### Records for processing
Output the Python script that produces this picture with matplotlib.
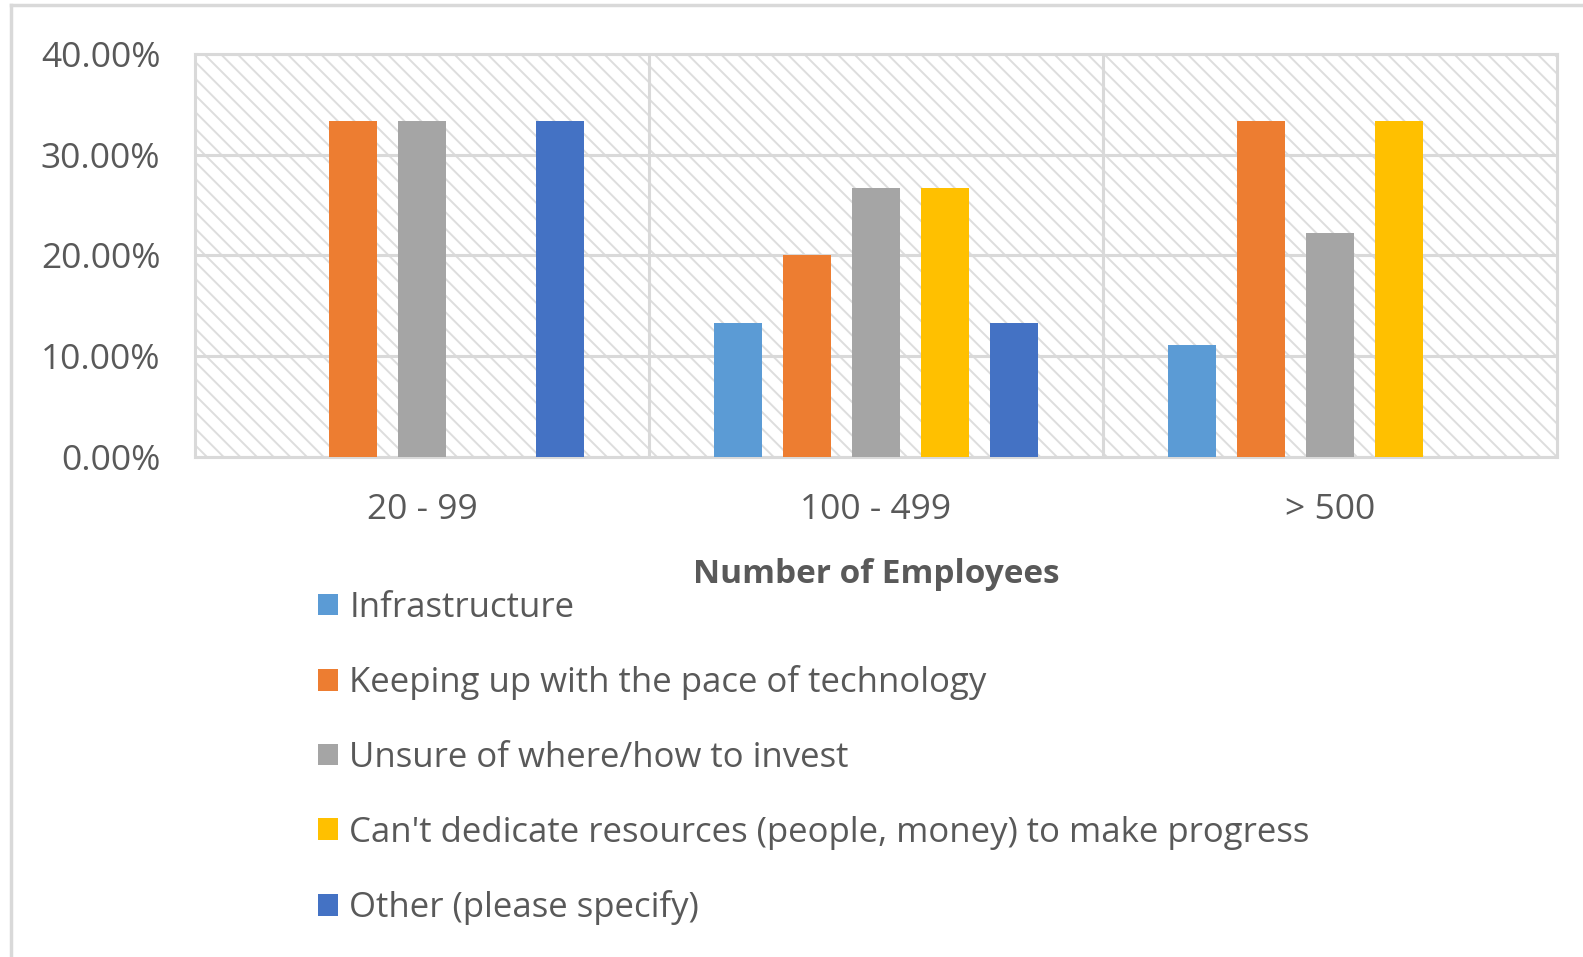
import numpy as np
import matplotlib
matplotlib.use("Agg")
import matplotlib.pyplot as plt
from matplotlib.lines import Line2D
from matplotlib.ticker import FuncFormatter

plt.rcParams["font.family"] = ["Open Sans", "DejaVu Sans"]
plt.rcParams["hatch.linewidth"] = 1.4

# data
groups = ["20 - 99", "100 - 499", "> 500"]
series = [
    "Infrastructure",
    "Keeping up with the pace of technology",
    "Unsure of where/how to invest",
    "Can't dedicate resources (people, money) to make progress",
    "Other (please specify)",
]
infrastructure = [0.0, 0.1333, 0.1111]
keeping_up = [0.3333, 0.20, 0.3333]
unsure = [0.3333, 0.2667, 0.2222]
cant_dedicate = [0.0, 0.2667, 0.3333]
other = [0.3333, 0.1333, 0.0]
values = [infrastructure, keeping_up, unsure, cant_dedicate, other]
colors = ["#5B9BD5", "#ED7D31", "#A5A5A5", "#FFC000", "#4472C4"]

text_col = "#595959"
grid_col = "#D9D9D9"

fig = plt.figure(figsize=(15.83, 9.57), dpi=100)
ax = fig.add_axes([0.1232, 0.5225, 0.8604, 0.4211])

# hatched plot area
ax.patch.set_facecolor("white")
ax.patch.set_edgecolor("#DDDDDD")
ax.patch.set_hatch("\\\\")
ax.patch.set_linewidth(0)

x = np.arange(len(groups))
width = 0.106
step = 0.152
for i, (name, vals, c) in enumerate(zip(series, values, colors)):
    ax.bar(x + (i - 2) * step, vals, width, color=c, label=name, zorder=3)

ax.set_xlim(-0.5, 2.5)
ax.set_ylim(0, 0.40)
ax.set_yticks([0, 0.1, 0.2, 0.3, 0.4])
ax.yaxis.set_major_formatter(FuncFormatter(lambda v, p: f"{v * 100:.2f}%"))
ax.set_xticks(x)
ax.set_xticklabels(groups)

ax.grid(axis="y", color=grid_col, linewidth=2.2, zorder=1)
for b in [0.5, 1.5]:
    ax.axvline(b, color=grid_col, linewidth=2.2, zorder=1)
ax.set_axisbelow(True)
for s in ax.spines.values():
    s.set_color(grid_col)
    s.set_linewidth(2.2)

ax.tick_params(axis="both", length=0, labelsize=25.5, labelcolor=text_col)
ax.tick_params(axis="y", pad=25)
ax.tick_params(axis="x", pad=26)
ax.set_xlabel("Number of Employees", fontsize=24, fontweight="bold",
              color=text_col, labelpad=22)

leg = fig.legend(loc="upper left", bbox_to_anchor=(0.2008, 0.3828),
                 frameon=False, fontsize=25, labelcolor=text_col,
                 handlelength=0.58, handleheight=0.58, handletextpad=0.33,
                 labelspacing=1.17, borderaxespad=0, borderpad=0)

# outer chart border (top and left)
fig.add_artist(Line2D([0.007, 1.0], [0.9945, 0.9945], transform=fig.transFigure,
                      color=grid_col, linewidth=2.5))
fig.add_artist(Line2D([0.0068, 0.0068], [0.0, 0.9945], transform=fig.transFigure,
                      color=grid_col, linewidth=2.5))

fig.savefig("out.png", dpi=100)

==

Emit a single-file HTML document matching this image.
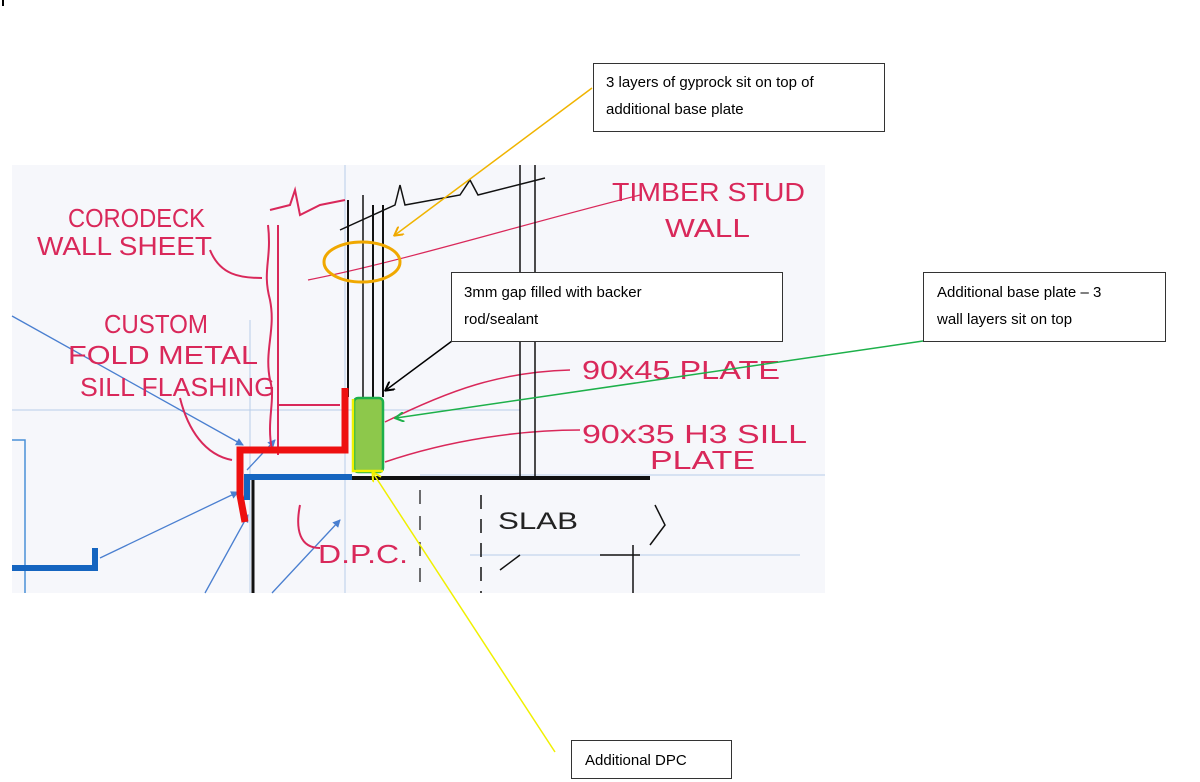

### Exercise description
Transcribe the lines between the one holding "Output the Python" and the one holding "ax.patch.set_linewidth(0)", inclusive, and leave out any pictures.

### Output for this exercise
Output the Python script that produces this picture with matplotlib.
import numpy as np
import matplotlib
matplotlib.use("Agg")
import matplotlib.pyplot as plt
from matplotlib.lines import Line2D
from matplotlib.ticker import FuncFormatter

plt.rcParams["font.family"] = ["Open Sans", "DejaVu Sans"]
plt.rcParams["hatch.linewidth"] = 1.4

# data
groups = ["20 - 99", "100 - 499", "> 500"]
series = [
    "Infrastructure",
    "Keeping up with the pace of technology",
    "Unsure of where/how to invest",
    "Can't dedicate resources (people, money) to make progress",
    "Other (please specify)",
]
infrastructure = [0.0, 0.1333, 0.1111]
keeping_up = [0.3333, 0.20, 0.3333]
unsure = [0.3333, 0.2667, 0.2222]
cant_dedicate = [0.0, 0.2667, 0.3333]
other = [0.3333, 0.1333, 0.0]
values = [infrastructure, keeping_up, unsure, cant_dedicate, other]
colors = ["#5B9BD5", "#ED7D31", "#A5A5A5", "#FFC000", "#4472C4"]

text_col = "#595959"
grid_col = "#D9D9D9"

fig = plt.figure(figsize=(15.83, 9.57), dpi=100)
ax = fig.add_axes([0.1232, 0.5225, 0.8604, 0.4211])

# hatched plot area
ax.patch.set_facecolor("white")
ax.patch.set_edgecolor("#DDDDDD")
ax.patch.set_hatch("\\\\")
ax.patch.set_linewidth(0)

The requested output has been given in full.